Everyone is familiar with the saying ‘Garbage in, garbage out’. Using dirty data, not quality data affects the quality of your analytics followed by wrong business decisions, poor strategy and in the end failure. Logical and easy understandable succession of actions that can be avoided by having clean and quality data.
Quality data is an aspiration and high expectation for any analyst or data scientist. What are the main standards of quality data?
- Accuracy is a must for any data. It means that records should be as accurate as possible errors associated with incorrect input, misspellings, wrong values and numbers, etc. For example, reliable data does not support the same customer address associated with different zip codes. It is impossible to have 100% accurate data however, you can measure the quality of your data based on the percentage of data that have been updated due to inaccurate data when validating data against third party providers or when changed internally by sales or customer service.

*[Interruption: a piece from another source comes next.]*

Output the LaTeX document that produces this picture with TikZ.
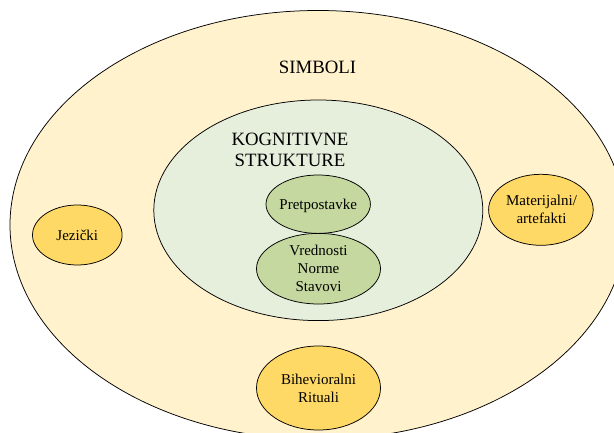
\documentclass[tikz,border=0pt]{standalone}
\usepackage{fontspec}
\setmainfont{Liberation Serif}
\usetikzlibrary{shapes.geometric}
\definecolor{outerfill}{HTML}{FFF2CC}
\definecolor{innerfill}{HTML}{E6EEDC}
\definecolor{greenfill}{HTML}{C5D89F}
\definecolor{goldfill}{HTML}{FFD966}
\tikzset{
  oval/.style={ellipse, draw=black, line width=0.75pt, inner sep=0pt},
  bigtext/.style={font=\fontsize{18.8}{21}\selectfont, align=center, inner sep=0pt},
  smalltext/.style={font=\fontsize{15}{18}\selectfont, align=center, inner sep=0pt},
}
\begin{document}
\begin{tikzpicture}[x=1pt,y=1pt]
\useasboundingbox (0,0) rectangle (614,432);
\clip (0,0) rectangle (614,432);
\fill[white] (0,0) rectangle (614,432);
% outer ellipse
\node[oval, fill=outerfill, minimum width=616, minimum height=429] (outer) at (318,207) {};
\node[bigtext] (simboli) at (317.5,364.2) {SIMBOLI};
% inner ellipse
\node[oval, fill=innerfill, minimum width=329, minimum height=220.6] (inner) at (318.3,221.7) {};
\node[bigtext] (kog) at (290,282) {KOGNITIVNE\\STRUKTURE};
% Pretpostavke
\node[oval, fill=greenfill, minimum width=104.4, minimum height=58.4] (pret) at (318.2,227.8) {};
\node[smalltext] (prettext) at (318.2,226) {Pretpostavke};
% Vrednosti
\node[oval, fill=greenfill, minimum width=124, minimum height=70.6] (vred) at (318.5,163.3) {};
\node[smalltext] (vredtext) at (vred.center) {Vrednosti\\Norme\\Stavovi};
% Jezicki
\node[oval, fill=goldfill, minimum width=89.6, minimum height=60] (jez) at (77.3,197) {};
\node[smalltext] (jeztext) at (jez.center) {Jezički};
% Materijalni
\node[oval, fill=goldfill, minimum width=104.6, minimum height=71] (mat) at (540.9,222.2) {};
\node[smalltext] (mattext) at (541.5,222.5) {Materijalni/\\artefakti};
% Bihevioralni
\node[oval, fill=goldfill, minimum width=124, minimum height=84] (bih) at (318.5,44) {};
\node[smalltext] (bihtext) at (bih.center) {Bihevioralni\\Rituali};
\end{tikzpicture}
\end{document}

- Completeness of data represents a challenge of having no missing info in your dataset. If there is a field that corresponds to a job title it should be filled with the same name in every table across your dataset. Depending on data type this data can be filled in using third party data providers or by flagging records to future inputted data.
- Consistency is another characteristic of quality data. It indicates that data is standardized and normalized so you can easily use the group by function which is so critical when analyzing any type of data. If you have a lot of fields that are ‘text’ format and there is a way to group them, you may be able to hire a data cleansing company specializing in standardization of data to get your data into a consistent form.
- Current and updated records represent a value in regards to decision making. Outdated data leads to distortion of facts and numbers, inaccurate and sometimes completely wrong insights. Most systems today come with date stamps, so make sure your filters are set to only look at relevant information or update your data on an on-going basis to not have an aged database!
- Correct Format – Every entry has its own format and quality data is the data where the same format are applicable to the same sort of records. There are multiple formats that can be exploited but their consistency is crucial for further data analysis and interpretation. For example, imagine that date format is YYYY/MM/DD is not consistent and changed to YYYY/DD/MM in some tables. Any report that includes time frames would be twisted and prone to erroneous message.
- Duplicate records have no place in quality data. Any duplicates should be identified and dealt with. Sometimes duplicate records are purged. In some cases duplicate data needs to be merged in order to have a unique and complete record. Duplicates add to poor, pointless reporting, increase database size that increases the storage cost and waste the budgets. To de-dupe your data, hire a professional de-duping company to help clean up historical data and implement a data governance program for the future.
When we say ‘quality data’ the word ‘quality’ is not just a description of data. Data is affected by many changes that have an impact on data quality. Regular data cleansing is one of the ways of keeping your data accurate, complete, free of duplicates, consistent, up to date and easy to work with. Cleansed quality data is pivotal in precise business decision making, marketing strategies refining, customer loyalty, revenue growing, workforce productivity and overall organization health. In order to measure your data quality, make sure you have data quality dashboard set-up and monitored!